THE KITCHEN PARAPHERNALIA HANDBOOK is essentially a guide to substitutions – an alphabetical list of kitchen tools and cooking utensils, with suggestions under each for what to use if your recipe calls for that tool but you don’t have it in your kitchen. At the end is a guide to baking pans and dishes by size, suggesting alternatives that will hold comparable amounts, along with suggestions for how to adjust cooking times and fill levels for different kinds of dishes, and a guide to U.S. volume and liquid equivalents (for example, one cup = 16 TB = 8 fluid ounces or a half-pint).

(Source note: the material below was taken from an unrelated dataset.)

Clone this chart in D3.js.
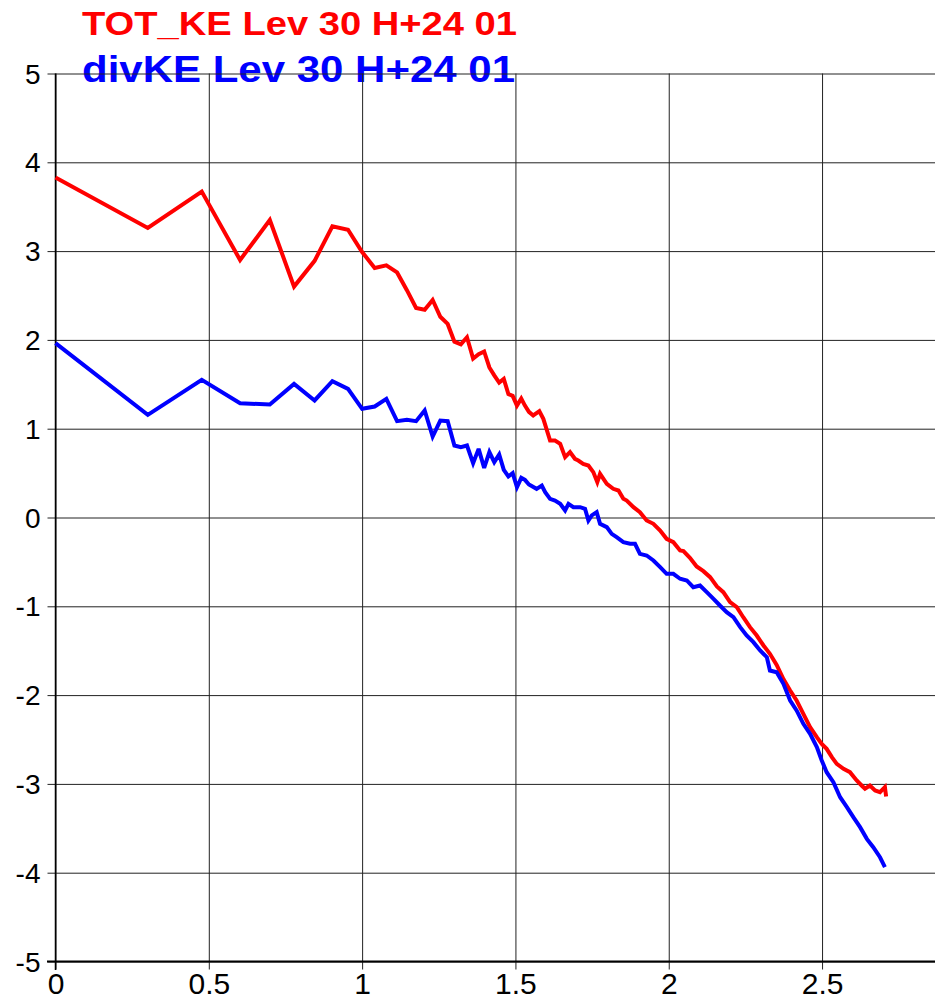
<!DOCTYPE html>
<html>
<head>
<meta charset="utf-8">
<script src="https://cdn.jsdelivr.net/npm/d3@7"></script>
<style>
html, body { margin: 0; padding: 0; background: #fff; }
svg { display: block; }
text { font-family: "Liberation Sans", Arial, sans-serif; }
</style>
</head>
<body>
<svg id="chart" width="935" height="998"></svg>
<script>
// ---- data (x = log10 wavenumber, y = log10 spectrum) ----
const titles = ["TOT_KE Lev 30 H+24 01", "divKE Lev 30 H+24 01"];
const colors = ["#ff0000", "#0000ff"];

const xTicks = [0, 0.5, 1, 1.5, 2, 2.5];
const xTickLabels = ["0", "0.5", "1", "1.5", "2", "2.5"];
const yTicks = [5, 4, 3, 2, 1, 0, -1, -2, -3, -4, -5];
const yTickLabels = ["5", "4", "3", "2", "1", "0", "-1", "-2", "-3", "-4", "-5"];

const totX = [0,0.301,0.477,0.602,0.699,0.778,0.845,0.903,0.954,1,1.041,1.079,1.114,1.146,1.176,1.204,1.230,1.255,1.279,1.301,1.322,1.342,1.362,1.380,1.398,1.415,1.431,1.447,1.462,1.477,1.491,1.505,1.519,1.531,1.544,
  1.558,1.578,1.591,1.613,1.629,1.646,1.662,1.678,1.694,1.705,1.721,1.738,1.754,1.767,1.776,1.798,1.819,1.836,1.852,1.863,1.885,1.906,1.928,1.950,1.972,1.993,2.015,2.037,
  2.048,2.069,2.091,2.113,2.135,2.157,2.178,2.200,2.222,2.243,2.265,2.287,2.309,
  2.330,2.352,2.374,2.396,2.417,2.439,2.461,2.483,2.499,2.515,2.532,2.548,2.570,2.591,2.613,2.629,2.640,2.656,2.673,2.689,2.705,2.709];
const totKE = [3.83,3.26,3.67,2.90,3.35,2.60,2.89,3.28,3.24,2.99,2.81,2.84,2.76,2.56,2.36,2.34,2.45,2.26,2.18,1.98,1.95,2.03,1.79,1.84,1.87,1.69,1.60,1.52,1.56,1.39,1.37,1.26,1.34,1.26,1.19,
  1.149,1.197,1.111,0.867,0.867,0.830,0.680,0.736,0.661,0.642,0.604,0.586,0.511,0.398,0.492,0.380,0.323,0.304,0.211,0.191,0.116,0.060,-0.034,-0.071,-0.146,-0.240,-0.278,-0.372,
  -0.379,-0.454,-0.552,-0.604,-0.672,-0.777,-0.841,-0.954,-1.010,-1.123,-1.235,-1.329,-1.441,
  -1.535,-1.66,-1.82,-1.948,-2.061,-2.211,-2.361,-2.474,-2.549,-2.605,-2.699,-2.774,-2.830,-2.868,-2.962,-3.018,-3.055,-3.018,-3.074,-3.093,-3.037,-3.142];

const divX = [0,0.301,0.477,0.602,0.699,0.778,0.845,0.903,0.954,1,1.041,1.079,1.114,1.146,1.176,1.204,1.230,1.255,1.279,1.301,1.322,1.342,1.362,1.380,1.398,1.415,1.431,1.447,1.462,1.477,1.491,1.505,1.519,1.531,1.544,
  1.569,1.586,1.597,1.613,1.629,1.646,1.662,1.673,1.689,1.711,1.727,1.738,1.749,1.765,1.776,1.798,1.814,1.830,1.852,1.874,1.890,1.906,1.928,1.950,1.972,1.993,2.015,2.037,
  2.059,2.080,2.102,2.124,2.146,2.167,2.189,2.211,2.233,2.254,2.276,2.298,2.320,
  2.330,2.352,2.374,2.396,2.417,2.439,2.461,2.483,2.499,2.515,2.537,2.559,2.581,2.602,2.624,2.646,2.667,2.689,2.705];
const divKE = [1.963,1.156,1.551,1.287,1.273,1.505,1.318,1.535,1.449,1.224,1.25,1.336,1.085,1.10,1.085,1.205,0.912,1.092,1.085,0.811,0.792,0.811,0.612,0.773,0.559,0.736,0.623,0.709,0.537,0.462,0.499,0.341,0.447,0.424,0.372,
  0.323,0.360,0.285,0.210,0.191,0.154,0.079,0.154,0.116,0.116,0.098,-0.034,0.023,0.060,-0.071,-0.109,-0.184,-0.222,-0.278,-0.296,-0.296,-0.409,-0.428,-0.484,-0.559,-0.634,-0.634,-0.690,-0.709,
  -0.785,-0.766,-0.841,-0.916,-0.991,-1.066,-1.123,-1.235,-1.329,-1.404,-1.498,-1.573,-1.723,
  -1.742,-1.873,-2.061,-2.173,-2.323,-2.436,-2.586,-2.736,-2.868,-2.981,-3.150,-3.262,-3.375,-3.487,-3.619,-3.713,-3.826,-3.938,-4.051];

// ---- drawing ----
const svg = d3.select("#chart");
const x = d3.scaleLinear().domain([0, 2.87]).range([55.5, 935.5]);
const y = d3.scaleLinear().domain([-5, 5]).range([961.5, 73.5]);

// titles (drawn beneath grid)
svg.append("text").attr("x", 82).attr("y", 35)
  .attr("font-size", 33).attr("font-weight", "bold").attr("fill", colors[0])
  .attr("textLength", 435).attr("lengthAdjust", "spacingAndGlyphs")
  .text(titles[0]);
svg.append("text").attr("x", 82).attr("y", 82)
  .attr("font-size", 36).attr("font-weight", "bold").attr("fill", colors[1])
  .attr("textLength", 433).attr("lengthAdjust", "spacingAndGlyphs")
  .text(titles[1]);

// horizontal grid + y ticks
const yAxis = d3.axisLeft(y).tickValues(yTicks)
  .tickFormat((d, i) => yTickLabels[i])
  .tickSize(-(935 - 55.5)).tickPadding(16);
const gy = svg.append("g").attr("transform", "translate(55.5,0)").call(yAxis);
gy.select(".domain").remove();
gy.selectAll(".tick line").attr("x1", -8).attr("stroke", "#222").attr("stroke-width", 1);
gy.selectAll(".tick text").attr("font-size", 28).attr("fill", "#000")
  .attr("font-family", "Liberation Sans, Arial, sans-serif").attr("x", -15).attr("dy", "0.34em");

// vertical grid + x ticks
const xAxis = d3.axisBottom(x).tickValues(xTicks)
  .tickFormat((d, i) => xTickLabels[i])
  .tickSize(-(961.5 - 73.5)).tickPadding(0);
const gx = svg.append("g").attr("transform", "translate(0,961.5)").call(xAxis);
gx.select(".domain").remove();
gx.selectAll(".tick line").attr("y1", 8).attr("stroke", "#222").attr("stroke-width", 1);
gx.selectAll(".tick text").attr("font-size", 30).attr("fill", "#000")
  .attr("font-family", "Liberation Sans, Arial, sans-serif").attr("y", 32).attr("dy", 0);

// axis lines
svg.append("line").attr("x1", 47).attr("x2", 935).attr("y1", y(-5)).attr("y2", y(-5))
  .attr("stroke", "#000").attr("stroke-width", 2);
svg.append("line").attr("x1", x(0)).attr("x2", x(0)).attr("y1", y(5)).attr("y2", 970)
  .attr("stroke", "#000").attr("stroke-width", 1.5);

// series
const line = d3.line().x(d => x(d[0])).y(d => y(d[1]));
const series = [
  { xs: totX, ys: totKE, color: colors[0] },
  { xs: divX, ys: divKE, color: colors[1] }
];
series.forEach(s => {
  const pts = s.xs.map((v, i) => [v, s.ys[i]]);
  svg.append("path").datum(pts).attr("d", line)
    .attr("fill", "none").attr("stroke", s.color)
    .attr("stroke-width", 4).attr("stroke-linejoin", "miter").attr("stroke-miterlimit", 3);
});
</script>
</body>
</html>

If you have ever found yourself in the kitchen, realizing all of a sudden that you lack the equipment needed to complete the recipe you’re making, this book will be an invaluable help. It is certainly thorough, offering suggestions for everything from aspic cutters to zucchini corers, and most often offers at least one possible alternative that is basic enough to be found in almost every kitchen. (There are a few exceptions to this – the only possible alternative to an aebleskiver pan is an electric donut cooker, for example, and vice versa – but it is in general the case.). In addition to being a practical guide, this book is also useful for cooks and hosts wanting to find a more dramatic, flavorful, or creative presentation for their food – for example, by substituting banana leaves for plates, rosemary sprigs for wooden skewers, or pomegranates with names written on them for place cards.
MacLeod also briefly but clearly explains the look, function, and use of more obscure and/or outdated kitchen paraphernalia – this is helpful for re-enactors and others trying to recreate older recipes with modern equipment, and also for those who find references to older cooking equipment in novels (for example, a Victorian cook using a “salamander” to brown the top of a gratin or a dessert), and are curious to find out what it was and how it was used. The only thing lacking from this book that might make it more useful is a reference list of basic cookware that should be in every kitchen, from which a savvy cook can find at least something to substitute in almost any recipe.
THE KITCHEN PARAPHERNALIA HANDBOOK is a guide that should be in every kitchen, especially for cooks who want to experiment with new and interesting recipes but do not want to devote their entire income and kitchen space to an array of rarely-used single-purpose tools.